Dan could not find Khetam’s book because he had too many books, so when he reorganized his bookshelf, he did not remember where he put it. I did not contact Khetam until I received her message: “I love your book,” with a photo of the cover of Yellow Flower. I was very happy and replied to her immediately, “Thank you so much, Khetam, Could you do me a favor? Could you post this photo in public? Again, thank you so much for your support.”
Since then, we became friends. I often wrote comments on her posts. I liked her beauty, friendliness, open mind, independence, confidence, and understanding. I thought she was an Indian-American immigrant until I met her in person.    

                        Dan handed me the book, The Journey of an Immigrant: From Farm to Freedom by Khetam Dahi. I was fascinated to read Khetam’s book and to learn more about my new friend.

 In Khetam’s introduction, she honestly reveals her parents’ early engagement and wedding “On his wedding day, he had to call him in to get ready for the day’s event.”(xix) to help the audience learn more about her culture.  Also, Khetam quotes her father’s words to teach her how to succeed in life when she was rejected at her first job “You need to be tough and try again. You will be denied things sometimes and you will be rejected other times. You may lose to others and you may fail in some things, but all these negative things should be lessons and opportunities to get stronger and wiser.” (128). Khetam introducing about her parents like Condoleezza Rice’s introduction about Rice’s parents and Condi’s parent teaching in Extraordinary, Ordinary People : “if you were twice as good as they were, ‘they’ might not like you but ‘they’ [would have] to respect you” (3).   Both Condoleezza and Khetam maintained good relationship with their parents with love and pride about their parents’ wisdom and care. Both Condoleezza’s and Khetam’s parents tasted the bitterness in the United States, so they wanted their children to have a better life and by working hard and education was a sturdy barricade to protect themselves. In the United States ethnic elderly endure unfairness for minority people, so many parents wished their offspring to succeed, no matter whether they were immigrants or not.

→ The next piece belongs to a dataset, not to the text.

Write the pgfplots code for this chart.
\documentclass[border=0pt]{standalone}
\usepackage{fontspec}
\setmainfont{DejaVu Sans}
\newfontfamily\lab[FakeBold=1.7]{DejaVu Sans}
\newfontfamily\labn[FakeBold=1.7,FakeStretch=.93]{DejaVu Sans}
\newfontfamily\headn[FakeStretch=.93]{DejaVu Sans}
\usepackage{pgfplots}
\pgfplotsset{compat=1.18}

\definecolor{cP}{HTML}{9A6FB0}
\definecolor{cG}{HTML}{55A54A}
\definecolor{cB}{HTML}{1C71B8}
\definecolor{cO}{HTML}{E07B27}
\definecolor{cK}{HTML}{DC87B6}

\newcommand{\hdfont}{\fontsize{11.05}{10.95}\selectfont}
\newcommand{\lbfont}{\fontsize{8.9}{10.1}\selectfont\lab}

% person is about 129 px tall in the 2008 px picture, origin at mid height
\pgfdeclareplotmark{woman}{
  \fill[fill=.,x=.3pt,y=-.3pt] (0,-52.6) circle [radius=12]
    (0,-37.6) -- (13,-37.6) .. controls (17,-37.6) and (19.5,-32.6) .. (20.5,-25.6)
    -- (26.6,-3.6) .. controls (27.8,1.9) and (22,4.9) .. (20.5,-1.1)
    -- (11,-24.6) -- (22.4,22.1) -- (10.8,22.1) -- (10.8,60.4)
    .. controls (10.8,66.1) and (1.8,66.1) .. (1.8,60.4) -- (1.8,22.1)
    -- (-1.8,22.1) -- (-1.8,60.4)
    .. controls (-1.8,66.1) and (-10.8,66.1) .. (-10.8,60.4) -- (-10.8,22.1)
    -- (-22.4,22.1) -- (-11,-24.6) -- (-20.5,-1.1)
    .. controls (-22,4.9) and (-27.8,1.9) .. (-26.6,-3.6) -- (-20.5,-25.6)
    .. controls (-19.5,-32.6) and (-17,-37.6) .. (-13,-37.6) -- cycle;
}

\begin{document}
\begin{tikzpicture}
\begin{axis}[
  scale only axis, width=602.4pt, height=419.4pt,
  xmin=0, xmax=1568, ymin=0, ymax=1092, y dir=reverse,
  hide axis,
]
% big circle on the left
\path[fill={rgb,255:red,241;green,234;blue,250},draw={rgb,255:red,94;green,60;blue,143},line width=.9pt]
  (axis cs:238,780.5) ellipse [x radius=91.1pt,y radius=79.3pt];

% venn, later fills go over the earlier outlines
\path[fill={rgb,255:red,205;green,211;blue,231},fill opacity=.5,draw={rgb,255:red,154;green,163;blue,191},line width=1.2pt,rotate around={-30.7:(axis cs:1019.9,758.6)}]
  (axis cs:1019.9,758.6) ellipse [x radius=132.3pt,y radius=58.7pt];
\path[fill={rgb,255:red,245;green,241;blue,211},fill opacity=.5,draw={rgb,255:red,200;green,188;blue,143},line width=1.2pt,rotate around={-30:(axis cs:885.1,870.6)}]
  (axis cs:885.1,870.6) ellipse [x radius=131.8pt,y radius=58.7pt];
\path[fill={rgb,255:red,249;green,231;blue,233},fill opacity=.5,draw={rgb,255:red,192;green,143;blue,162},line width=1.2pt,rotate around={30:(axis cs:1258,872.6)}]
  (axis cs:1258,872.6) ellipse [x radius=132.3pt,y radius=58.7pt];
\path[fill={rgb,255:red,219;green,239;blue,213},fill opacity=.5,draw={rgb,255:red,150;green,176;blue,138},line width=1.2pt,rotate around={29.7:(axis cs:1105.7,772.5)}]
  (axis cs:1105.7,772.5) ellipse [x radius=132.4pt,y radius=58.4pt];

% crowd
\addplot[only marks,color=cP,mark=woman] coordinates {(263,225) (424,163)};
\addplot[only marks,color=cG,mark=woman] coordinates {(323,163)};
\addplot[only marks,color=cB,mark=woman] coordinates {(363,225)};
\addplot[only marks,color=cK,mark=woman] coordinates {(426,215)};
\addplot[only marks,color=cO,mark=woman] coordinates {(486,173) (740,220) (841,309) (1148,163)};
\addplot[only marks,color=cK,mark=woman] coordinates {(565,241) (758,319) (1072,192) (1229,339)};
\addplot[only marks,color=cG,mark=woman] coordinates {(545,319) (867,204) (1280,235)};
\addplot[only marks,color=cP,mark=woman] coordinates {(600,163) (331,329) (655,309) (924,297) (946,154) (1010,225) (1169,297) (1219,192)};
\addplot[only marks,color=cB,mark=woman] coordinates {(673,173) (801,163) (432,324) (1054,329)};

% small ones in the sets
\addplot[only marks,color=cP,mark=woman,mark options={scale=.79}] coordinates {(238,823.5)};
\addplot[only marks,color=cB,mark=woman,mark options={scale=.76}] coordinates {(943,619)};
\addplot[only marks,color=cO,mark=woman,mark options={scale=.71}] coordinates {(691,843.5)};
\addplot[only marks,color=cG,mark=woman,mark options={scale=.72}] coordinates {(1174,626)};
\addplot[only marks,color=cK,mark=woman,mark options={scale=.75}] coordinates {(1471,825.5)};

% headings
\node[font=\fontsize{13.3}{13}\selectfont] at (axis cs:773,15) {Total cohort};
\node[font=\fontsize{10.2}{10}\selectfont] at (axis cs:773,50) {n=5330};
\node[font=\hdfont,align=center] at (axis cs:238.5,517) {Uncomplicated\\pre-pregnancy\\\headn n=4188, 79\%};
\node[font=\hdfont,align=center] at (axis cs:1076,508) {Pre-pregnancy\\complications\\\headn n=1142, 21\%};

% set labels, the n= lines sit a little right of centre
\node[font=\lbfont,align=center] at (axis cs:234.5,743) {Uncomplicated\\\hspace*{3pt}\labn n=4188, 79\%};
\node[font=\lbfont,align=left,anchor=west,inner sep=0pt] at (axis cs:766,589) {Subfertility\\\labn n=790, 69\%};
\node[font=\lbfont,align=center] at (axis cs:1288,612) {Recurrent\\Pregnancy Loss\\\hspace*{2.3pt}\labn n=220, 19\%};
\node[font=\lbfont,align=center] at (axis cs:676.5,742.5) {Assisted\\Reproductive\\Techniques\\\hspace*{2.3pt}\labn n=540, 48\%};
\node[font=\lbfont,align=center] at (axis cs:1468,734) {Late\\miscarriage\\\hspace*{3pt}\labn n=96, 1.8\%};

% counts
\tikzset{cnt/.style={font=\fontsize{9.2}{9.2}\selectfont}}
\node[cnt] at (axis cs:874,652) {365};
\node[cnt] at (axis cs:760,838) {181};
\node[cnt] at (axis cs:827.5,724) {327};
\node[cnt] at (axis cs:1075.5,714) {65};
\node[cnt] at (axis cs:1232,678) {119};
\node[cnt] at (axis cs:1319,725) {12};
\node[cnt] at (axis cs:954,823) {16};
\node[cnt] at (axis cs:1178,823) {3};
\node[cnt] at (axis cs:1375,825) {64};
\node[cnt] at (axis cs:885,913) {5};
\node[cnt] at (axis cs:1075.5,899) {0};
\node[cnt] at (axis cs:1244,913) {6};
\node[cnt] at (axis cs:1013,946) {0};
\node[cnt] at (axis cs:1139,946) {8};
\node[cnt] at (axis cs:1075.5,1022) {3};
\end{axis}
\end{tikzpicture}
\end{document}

 Khetam’s life in Syria and my life in Vietnam were similar. We both shared common daily life and typical cultures. Khetam describes “Most students in town walked to school, but many from the surrounding villages came by bus, on motorcycles behind their fathers or other family members. Some rode their own bicycles or motorcycles” (xvii). The image was also the vivid typical picture of going to school in Vietnam.

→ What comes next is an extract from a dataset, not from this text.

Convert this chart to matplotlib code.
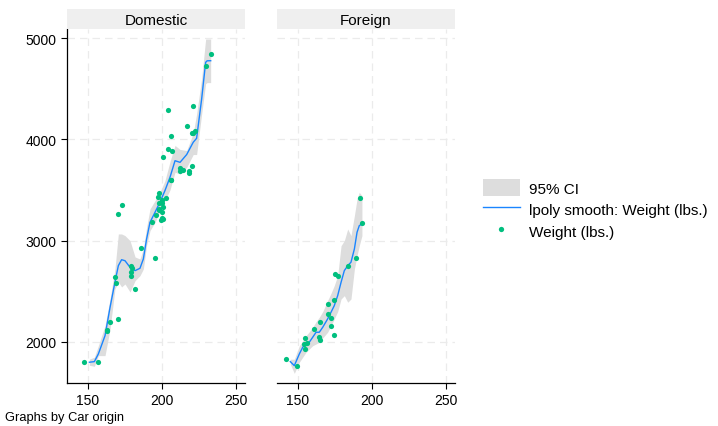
import matplotlib
matplotlib.use("Agg")
import matplotlib.pyplot as plt
from matplotlib.patches import Patch
from matplotlib.lines import Line2D

plt.rcParams['font.family'] = ['Liberation Sans', 'DejaVu Sans']

# auto data: length (in.) and weight (lbs.)
dom_length = [186, 173, 168, 196, 222, 218, 170, 200, 207, 200, 221, 204, 204, 163, 212, 193,
              200, 179, 197, 163, 206, 206, 220, 147, 179, 233, 230, 201, 169, 221, 212, 198,
              217, 195, 220, 198, 198, 218, 200, 180, 206, 170, 157, 165, 182, 201, 214, 198,
              201, 199, 203, 179]
dom_weight = [2930, 3350, 2640, 3250, 4080, 3670, 2230, 3280, 3880, 3400, 4330, 3900, 4290, 2110,
              3690, 3180, 3220, 2750, 3430, 2120, 3600, 3600, 3740, 1800, 2650, 4840, 4720, 3830,
              2580, 4060, 3720, 3370, 4130, 2830, 4060, 3310, 3300, 3690, 3370, 2730, 4030, 3260,
              1800, 2200, 2520, 3330, 3700, 3470, 3210, 3200, 3420, 2690]
for_length = [189, 174, 177, 170, 165, 170, 184, 161, 172, 149, 154, 192, 142, 164, 174, 165,
              175, 172, 155, 155, 156, 193]
for_weight = [2830, 2070, 2650, 2370, 2020, 2280, 2750, 2130, 2240, 1760, 1980, 3420, 1830, 2050,
              2410, 2200, 2670, 2160, 2040, 1930, 1990, 3170]

# lpoly smooth and 95% CI
dom_grid = [150.9, 154.3, 157, 161.5, 164.9, 168.2, 170.5, 172.7, 175, 178.4, 181.8, 185.1,
            187.4, 189.6, 191.9, 195.3, 198.6, 202, 205.4, 208.8, 212.2, 216.7, 221.1, 223.4,
            226.8, 229.5, 230.5, 232.9]
dom_fit = [1800, 1806, 1882, 2062, 2342, 2589, 2753, 2812, 2802, 2737, 2704, 2727, 2819, 3017,
           3181, 3280, 3379, 3494, 3625, 3789, 3773, 3850, 3971, 4010, 4398, 4760, 4775, 4776]
dom_hi = [1830, 1850, 1963, 2161, 2424, 2720, 3066, 3066, 3050, 3000, 2839, 2819, 2918, 3132,
          3313, 3395, 3477, 3592, 3780, 3940, 3900, 3890, 4060, 4250, 4600, 4990, 4990, 4990]
dom_lo = [1770, 1760, 1865, 1865, 2128, 2523, 2592, 2543, 2572, 2493, 2605, 2654, 2720, 2954,
          3099, 3181, 3296, 3395, 3500, 3675, 3658, 3724, 3850, 3850, 4250, 4550, 4560, 4560]

for_grid = [144.8, 147.5, 150.9, 153.2, 155.4, 157.6, 159.9, 162.2, 164.4, 166.7, 170, 172.3,
            174.5, 176.8, 179.1, 181.3, 183.6, 185.8, 188.1, 189.9, 191.4, 193.2]
for_fit = [1806, 1766, 1882, 1948, 1980, 1997, 2046, 2096, 2096, 2145, 2227, 2293, 2358, 2457,
           2589, 2704, 2753, 2787, 2918, 3083, 3148, 3165]
for_hi = [1830, 1830, 1963, 2010, 2062, 2100, 2145, 2200, 2244, 2300, 2408, 2480, 2556, 2654,
          2950, 3000, 3115, 3049, 3247, 3411, 3477, 3444]
for_lo = [1780, 1690, 1800, 1850, 1898, 1930, 1963, 1980, 1997, 2040, 2096, 2160, 2227, 2300,
          2424, 2457, 2392, 2424, 2720, 2852, 2950, 3049]

panels = [("Domestic", dom_length, dom_weight, dom_grid, dom_fit, dom_hi, dom_lo),
          ("Foreign", for_length, for_weight, for_grid, for_fit, for_hi, for_lo)]

c_dot = "#00BF7F"
c_line = "#1A85FF"
c_ci = "#DDDDDD"

W, H = 718, 427
fig = plt.figure(figsize=(W / 100, H / 100), dpi=100)

lefts = [67, 277]
for i, (name, xs, ys, gx, gy, hi, lo) in enumerate(panels):
    ax = fig.add_axes([lefts[i] / W, 43 / H, 178 / W, 354 / H])
    ax.fill_between(gx, lo, hi, color=c_ci, lw=0, zorder=1)
    ax.plot(gx, gy, color=c_line, lw=1.0, zorder=2)
    ax.scatter(xs, ys, s=14, color=c_dot, lw=0, zorder=3)
    ax.set_xlim(135.8, 256.1)
    ax.set_ylim(1595, 5089)
    ax.set_xticks([150, 200, 250])
    ax.set_yticks([2000, 3000, 4000, 5000])
    ax.grid(True, color="#EBEBEB", ls=(0, (6, 4)), lw=0.9)
    ax.set_axisbelow(True)
    for s in ["top", "right"]:
        ax.spines[s].set_visible(False)
    ax.spines["bottom"].set_linewidth(0.9)
    ax.spines["left"].set_linewidth(0.9)
    ax.tick_params(labelsize=10, length=4, width=0.8, colors="black")
    if i == 1:
        ax.spines["left"].set_visible(False)
        ax.tick_params(axis="y", left=False, labelleft=False)
    # panel title strip
    hdr = fig.add_axes([lefts[i] / W, (H - 30) / H, 178 / W, 20 / H])
    hdr.set_facecolor("#EFEFEF")
    hdr.set_xticks([])
    hdr.set_yticks([])
    for s in hdr.spines.values():
        s.set_visible(False)
    hdr.text(0.5, 0.45, name, ha="center", va="center", fontsize=11)

handles = [Patch(facecolor=c_ci, edgecolor="none"),
           Line2D([], [], color=c_line, lw=1.0),
           Line2D([], [], marker="o", color=c_dot, ls="none", markersize=3.8, markeredgewidth=0)]
labels = ["95% CI", "lpoly smooth: Weight (lbs.)", "Weight (lbs.)"]
fig.legend(handles, labels, loc="center left", bbox_to_anchor=(483 / W, 1 - 210 / H),
           frameon=False, fontsize=11, handlelength=2.4, handleheight=1.3,
           labelspacing=0.32, handletextpad=0.6, borderaxespad=0, borderpad=0)

fig.text(5 / W, 1 - 418 / H, "Graphs by Car origin", fontsize=9.3, va="center")

fig.savefig("out.png", dpi=100)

Although my family did not live in a farmland, Khetam family’s situation and environment were similar to my family when she told the reader that some people thought that her family was rich because they owned some a large piece of land and a farm, but it was not true because her parents worked very hard and saved every single penny with the hope to provide her siblings a better life. Likewise, our relatives, friends, and outsiders assumed that my family was rich because my parents provided us the best educational opportunities and condition to make us only concentrate on school. I think not only Asian cultures, but also different cultures in the world also share responsibilities with the other members in a close family or extended families.

             Both Khetam and I had similar childhoods with many made up games and toys because we did not have much luxurious toys and games. As young girls, we both enjoyed crocheting, embroidering, stitching and knitting. I liked to sew and made clothes for my dolls, but I asked my older cousin to do it for my dolls because I was not good at, or interested in female tasks. Like Khetam, I was bored to wear my older siblings’ outfits and reused their old school supplies, toys, and their possessions.  Our parents provided us limited new clothes and did not buy new belongings if they were in good condition. We grew up in male dominant cultures, so female had little rights in our society. As Khetam revealed many unspoken forbidden laws and rules for girls, we were tired, confused and felt unfair for us, the girls because we unexpectedly received too many harsh and strict complaints, punishments, and annoyances.   

             I laughed out loud when I read the story about Khetam’s trouble with the bathroom on the airplane—her first experience, opinion, comparison about the restroom on the airplane and the restroom in her motherland on the way to the United States. The story was similar to my story, “Bathrooms,” on the trip to the United States. Khetam used the words, “pee” and “poo” to  provide ESL students daily conversation new words that were big help for the newcomers. I only learned these words right after I got my bachelor’s degree in English because during my undergraduate periods, I only worked and read academic writings, textbooks, and fine literature, so I did not have any chance and opportunities to learn daily conversation and common vocabularies.  

             Khetam describes her hardship, bias, and disadvantages during her journey in the United States. Khetam does not write much about her triumph and achievement, but her real story and her position as a full time English instructor at a community college are real and vivid tokens of her accomplishment. Khetam’s The Journey of an Immigrant is not only the book text for ESL adult students who learn English writing and reading skills with practical and dynamic exercise and common vocabularies worksheets that the English learners need to acquire, but it is also the motivation for newcomers to pursue their dreams as Khetam’s wishes revealing in Note to the Reader.